- Born: 13 October 1952 Ribatejo Province, Portugal
- Occupation(s): Business executive, nonprofit executive, and city councillor
- Known for: Work related to communications and Corporate Social Responsibility
- Children: Two daughters

= Maria da Conceição Zagalo =

Portuguese business and nonprofit executive and city councillor (born 1952)

Maria da Conceição Zagalo (born 1952) was a leading Portuguese business executive, who plays an important role in promoting Corporate Social Responsibility, executive volunteering, women's leadership and youth leadership development in Portugal. Between 2017 and 2020 she was also a Lisbon City councillor.
==Career==
Maria da Conceição Barroso da Cunha Gameiro Zagalo was born on 13 October 1952, in what was then the Ribatejo Province of Portugal. She studied in primary school in her home town of Riachos and in secondary school at Torres Novas. She did not go to university. She started working for IBM in Portugal in 1973, holding administrative functions there until 1987. After a spell in marketing, Zagalo became responsible for media and public relations with the same company, being appointed director of communications and external programmes in 1998. In 2009 she was also appointed head of marketing. She was a member of the board of directors of IBM Portugal, between 2000 and April 2011, when she left IBM. While working with IBM she also taught at the Instituto Superior de Línguas e Administração (ISLA).

Representing IBM, Zagalo became a founding member in 2000 of Grupo de Reflexão e Apoio à Cidadania Empresarial (Reflection and Support Group for Corporate Citizenship – GRACE), which promotes Corporate Social Responsibility (CSR) and which has a project to promote volunteering by Portuguese executives. She became the president of the board of GRACE and Portugal's representative on the board of CSR Europe. In April 2010, she was appointed president of the general assembly of the Portuguese Business Communication Association (APCE) and received the APCE Lifetime Achievement Award in 2011. She has worked closely with Acredita Portugal, an association that promotes entrepreneurship.

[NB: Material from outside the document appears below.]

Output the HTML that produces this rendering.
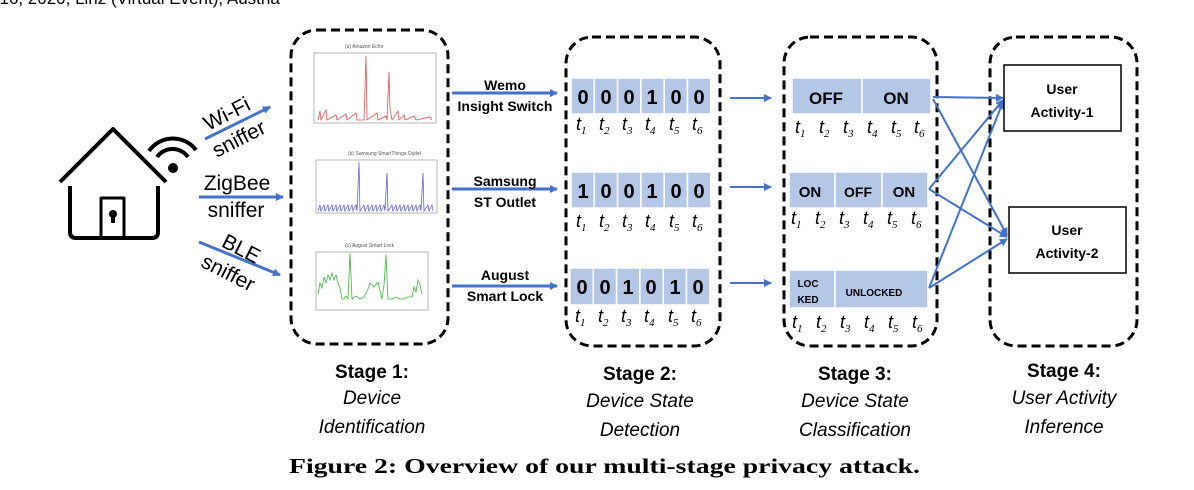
<!DOCTYPE html>
<html><head><meta charset="utf-8"><style>
html,body{margin:0;padding:0;background:#fff;}
svg{display:block;}
text{font-family:"Liberation Sans",sans-serif;}
.b{font-weight:bold;}
.i{font-style:italic;}
.t{font-family:"Liberation Serif",serif;font-style:italic;font-size:18px;}
.s{font-family:"Liberation Serif",serif;font-style:italic;font-size:11px;}
</style></head><body>
<svg width="1194" height="490" viewBox="0 0 1194 490" xmlns="http://www.w3.org/2000/svg">
<defs>
<marker id="ah" markerWidth="8" markerHeight="8" refX="7" refY="4" orient="auto" markerUnits="userSpaceOnUse"><path d="M0,0 L8,4 L0,8 z" fill="#4472c4"/></marker>
</defs>
<text x="-10" y="4" font-size="17">–16, 2020, Linz (Virtual Event), Austria</text>

<!-- house -->
<g fill="none" stroke="#000" stroke-width="4" stroke-linejoin="round">
<polyline points="60,182 113,129 166,182"/>
<path d="M70,186 V232 Q70,238 76,238 H152 Q158,238 158,232 V186"/>
<rect x="101" y="198" width="23" height="40" stroke-width="3"/>
<path d="M149,151 A29,29 0 0 1 196,150"/>
<path d="M157,157 A19,19 0 0 1 188,157"/>
</g>
<circle cx="113" cy="214" r="4"/><rect x="111" y="214" width="4" height="9"/>
<circle cx="173" cy="168" r="5"/>

<!-- sniffer arrows -->
<g stroke="#4472c4" stroke-width="3" marker-end="url(#ah)">
<line x1="205" y1="139" x2="270" y2="107"/>
<line x1="199" y1="197" x2="283" y2="197"/>
<line x1="199" y1="242" x2="280" y2="275"/>
</g>
<g font-size="21" text-anchor="middle">
<text transform="translate(230,120) rotate(-27)">Wi-Fi</text>
<text transform="translate(242,145) rotate(-27)">sniffer</text>
<text x="237" y="190">ZigBee</text>
<text x="236" y="217">sniffer</text>
<text transform="translate(238,255) rotate(27)">BLE</text>
<text transform="translate(225,279) rotate(27)">sniffer</text>
</g>

<!-- stage boxes -->
<g fill="none" stroke="#000" stroke-width="3" stroke-dasharray="9,5">
<rect x="291" y="30" width="157" height="314" rx="26"/>
<rect x="566" y="37" width="154" height="309" rx="26"/>
<rect x="784" y="37" width="153" height="309" rx="26"/>
<rect x="990" y="37" width="147" height="309" rx="26"/>
</g>

<!-- charts -->
<g font-size="5" fill="#555">
<text x="345" y="48">(a) Amazon Echo</text>
<rect x="314" y="53" width="122" height="70" fill="none" stroke="#999" stroke-width="0.7"/>
<polyline fill="none" stroke="#e05050" stroke-width="0.8" points="318,120 320,111 321,120 326,110 327,120 336,115 337,120 346,114 347,120 356,113 357,120 364,120 366,56 367,120 377,113 378,120 386,116 387,120 389,72 390,109 392,120 398,111 399,120 404,115 405,120 414,116 416,120 430,117 432,120"/>
<text x="348" y="155">(b) Samsung SmartThings Outlet</text>
<rect x="316" y="160" width="121" height="53" fill="none" stroke="#999" stroke-width="0.7"/>
<polyline fill="none" stroke="#5050e0" stroke-width="0.7" points="318,211 320,205 321,211 324,205 325,211 328,205 329,211 332,205 333,211 336,205 337,211 340,205 341,211 344,205 345,211 348,205 349,211 352,205 353,211 356,205 357,211 359,162 360,211 364,205 365,211 368,205 369,211 372,205 373,211 376,205 377,211 380,205 381,211 384,205 385,211 387,173 388,211 392,205 393,211 396,205 397,211 400,205 401,211 404,205 405,211 408,205 409,211 412,205 413,211 416,205 417,211 420,205 421,211 423,173 424,211 428,205 429,211 432,205 433,211"/>
<text x="345" y="247">(c) August Smart Lock</text>
<rect x="316" y="252" width="112" height="58" fill="none" stroke="#999" stroke-width="0.7"/>
<polyline fill="none" stroke="#40b040" stroke-width="0.8" points="318,294 320,283 322,288 324,277 326,283 328,275 330,280 332,273 334,280 336,275 338,283 340,288 342,299 344,299 346,296 348,299 350,253 352,299 356,296 360,299 364,297 368,289 370,283 374,287 378,282 382,299 384,285 386,255 388,299 392,299 396,297 400,299 404,299 408,297 412,297 414,287 416,292 418,280 420,285 422,294"/>
</g>

<!-- stage1->2 arrows -->
<g stroke="#4472c4" stroke-width="3" marker-end="url(#ah)">
<line x1="452" y1="93" x2="557" y2="93"/>
<line x1="452" y1="189" x2="557" y2="189"/>
<line x1="452" y1="286" x2="557" y2="286"/>
</g>
<g class="b" font-size="14" text-anchor="middle">
<text x="505" y="90">Wemo</text><text x="505" y="111">Insight Switch</text>
<text x="505" y="186">Samsung</text><text x="505" y="207">ST Outlet</text>
<text x="505" y="280">August</text><text x="505" y="301">Smart Lock</text>
</g>

<!-- stage2 cells -->
<g fill="#b4c7e7" stroke="#fff" stroke-width="1.5">
<rect x="571" y="78" width="23.3" height="36"/><rect x="594.3" y="78" width="23.3" height="36"/><rect x="617.6" y="78" width="23.3" height="36"/><rect x="640.9" y="78" width="23.3" height="36"/><rect x="664.2" y="78" width="23.3" height="36"/><rect x="687.5" y="78" width="23.3" height="36"/>
<rect x="571" y="172" width="23.3" height="36"/><rect x="594.3" y="172" width="23.3" height="36"/><rect x="617.6" y="172" width="23.3" height="36"/><rect x="640.9" y="172" width="23.3" height="36"/><rect x="664.2" y="172" width="23.3" height="36"/><rect x="687.5" y="172" width="23.3" height="36"/>
<rect x="570" y="268" width="23.3" height="37"/><rect x="593.3" y="268" width="23.3" height="37"/><rect x="616.6" y="268" width="23.3" height="37"/><rect x="639.9" y="268" width="23.3" height="37"/><rect x="663.2" y="268" width="23.3" height="37"/><rect x="686.5" y="268" width="23.3" height="37"/>
</g>
<g class="b" font-size="20" text-anchor="middle">
<text x="583" y="104">0</text><text x="606" y="104">0</text><text x="629" y="104">0</text><text x="652" y="104">1</text><text x="676" y="104">0</text><text x="699" y="104">0</text>
<text x="583" y="198">1</text><text x="606" y="198">0</text><text x="629" y="198">0</text><text x="652" y="198">1</text><text x="676" y="198">0</text><text x="699" y="198">0</text>
<text x="582" y="294">0</text><text x="605" y="294">0</text><text x="628" y="294">1</text><text x="651" y="294">0</text><text x="675" y="294">1</text><text x="698" y="294">0</text>
</g>
<g class="t">
<text x="576" y="130">t<tspan class="s" dy="4">1</tspan></text><text x="599" y="130">t<tspan class="s" dy="4">2</tspan></text><text x="622" y="130">t<tspan class="s" dy="4">3</tspan></text><text x="645" y="130">t<tspan class="s" dy="4">4</tspan></text><text x="669" y="130">t<tspan class="s" dy="4">5</tspan></text><text x="692" y="130">t<tspan class="s" dy="4">6</tspan></text>
<text x="576" y="227">t<tspan class="s" dy="4">1</tspan></text><text x="599" y="227">t<tspan class="s" dy="4">2</tspan></text><text x="622" y="227">t<tspan class="s" dy="4">3</tspan></text><text x="645" y="227">t<tspan class="s" dy="4">4</tspan></text><text x="669" y="227">t<tspan class="s" dy="4">5</tspan></text><text x="692" y="227">t<tspan class="s" dy="4">6</tspan></text>
<text x="575" y="322">t<tspan class="s" dy="4">1</tspan></text><text x="598" y="322">t<tspan class="s" dy="4">2</tspan></text><text x="621" y="322">t<tspan class="s" dy="4">3</tspan></text><text x="644" y="322">t<tspan class="s" dy="4">4</tspan></text><text x="668" y="322">t<tspan class="s" dy="4">5</tspan></text><text x="691" y="322">t<tspan class="s" dy="4">6</tspan></text>
</g>

<!-- stage2->3 arrows -->
<g stroke="#4472c4" stroke-width="2" marker-end="url(#ah)">
<line x1="730" y1="98" x2="771" y2="98"/>
<line x1="730" y1="187" x2="771" y2="187"/>
<line x1="730" y1="283" x2="771" y2="283"/>
</g>

<!-- stage3 cells -->
<g fill="#b4c7e7" stroke="#fff" stroke-width="1.5">
<rect x="792" y="78" width="70" height="36"/><rect x="862" y="78" width="69" height="36"/>
<rect x="789" y="172" width="46" height="36"/><rect x="835" y="172" width="47" height="36"/><rect x="882" y="172" width="46" height="36"/>
<rect x="789" y="270" width="46" height="38"/><rect x="835" y="270" width="93" height="38"/>
</g>
<g class="b" text-anchor="middle">
<text x="826" y="104" font-size="17">OFF</text><text x="896" y="104" font-size="17">ON</text>
<text x="810" y="197" font-size="15">ON</text><text x="858" y="197" font-size="14">OFF</text><text x="904" y="197" font-size="15">ON</text>
<text x="808" y="287" font-size="10">LOC</text><text x="808" y="303" font-size="10">KED</text>
<text x="874" y="296" font-size="10">UNLOCKED</text>
</g>
<g class="t">
<text x="795" y="133">t<tspan class="s" dy="4">1</tspan></text><text x="819" y="133">t<tspan class="s" dy="4">2</tspan></text><text x="843" y="133">t<tspan class="s" dy="4">3</tspan></text><text x="867" y="133">t<tspan class="s" dy="4">4</tspan></text><text x="891" y="133">t<tspan class="s" dy="4">5</tspan></text><text x="914" y="133">t<tspan class="s" dy="4">6</tspan></text>
<text x="791" y="224">t<tspan class="s" dy="4">1</tspan></text><text x="815" y="224">t<tspan class="s" dy="4">2</tspan></text><text x="839" y="224">t<tspan class="s" dy="4">3</tspan></text><text x="863" y="224">t<tspan class="s" dy="4">4</tspan></text><text x="887" y="224">t<tspan class="s" dy="4">5</tspan></text><text x="911" y="224">t<tspan class="s" dy="4">6</tspan></text>
<text x="792" y="328">t<tspan class="s" dy="4">1</tspan></text><text x="816" y="328">t<tspan class="s" dy="4">2</tspan></text><text x="840" y="328">t<tspan class="s" dy="4">3</tspan></text><text x="864" y="328">t<tspan class="s" dy="4">4</tspan></text><text x="888" y="328">t<tspan class="s" dy="4">5</tspan></text><text x="912" y="328">t<tspan class="s" dy="4">6</tspan></text>
</g>

<!-- stage3->4 lines -->
<g stroke="#4472c4" stroke-width="2" fill="none" marker-end="url(#ah)">
<line x1="933" y1="97" x2="1003" y2="98"/>
<line x1="933" y1="99" x2="1007" y2="235"/>
<line x1="929" y1="189" x2="1003" y2="100"/>
<line x1="929" y1="189" x2="1007" y2="237"/>
<line x1="929" y1="288" x2="1003" y2="102"/>
<line x1="929" y1="288" x2="1007" y2="239"/>
</g>

<!-- stage4 boxes -->
<rect x="1004" y="65" width="117" height="66" fill="#fff" stroke="#000" stroke-width="1.5"/>
<rect x="1009" y="207" width="117" height="66" fill="#fff" stroke="#000" stroke-width="1.5"/>
<g class="b" font-size="14" text-anchor="middle">
<text x="1062" y="94">User</text><text x="1062" y="117">Activity-1</text>
<text x="1067" y="235">User</text><text x="1067" y="258">Activity-2</text>
</g>

<!-- stage labels -->
<g font-size="19" text-anchor="middle">
<text class="b" x="372" y="378">Stage 1:</text>
<text class="i" x="372" y="404">Device</text>
<text class="i" x="372" y="433">Identification</text>
<text class="b" x="640" y="380">Stage 2:</text>
<text class="i" x="640" y="407">Device State</text>
<text class="i" x="640" y="436">Detection</text>
<text class="b" x="855" y="380">Stage 3:</text>
<text class="i" x="855" y="407">Device State</text>
<text class="i" x="855" y="436">Classification</text>
<text class="b" x="1064" y="377">Stage 4:</text>
<text class="i" x="1064" y="404">User Activity</text>
<text class="i" x="1064" y="433">Inference</text>
</g>
<text x="289" y="473" font-weight="bold" font-size="21" textLength="631" lengthAdjust="spacingAndGlyphs" style="font-family:'Liberation Serif',serif">Figure 2: Overview of our multi-stage privacy attack.</text>
</svg>
</body></html>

Zagalo has been closely associated with the Portuguese wing of AIESEC, an international youth-run NGO that provides young people with leadership development, cross-cultural internships, and global volunteer exchange opportunities, with the aim of empowering young people to make a social impact. She has also represented Portugal on the Global Council of AIESEC International. She is president of the fiscal council of Maratona da Saúde, a nonprofit organization that aims to fund scientific research to accelerate the discovery of innovative treatments and cures for various diseases. In 2017, she was elected to the Lisbon Municipal Council, as a representative of the conservative CDS – People's Party, a position she resigned from in May 2020. In 2018 she became the president of the General Assembly of the NGO, CAIS, which aims to support people suffering from social exclusion.

==Awards and honours==
- In 2007 Zagalo was given an award by Amnesty International, as one of 25 women worldwide, "for her special dedication to social causes".
- In 2013 the Federation of European Internal Communication Associations, awarded Zagalo its Diploma of Honour.
- In 2018 she was awarded the Prémio Femina de Honra, 2018, the leading award given to women in Portugal.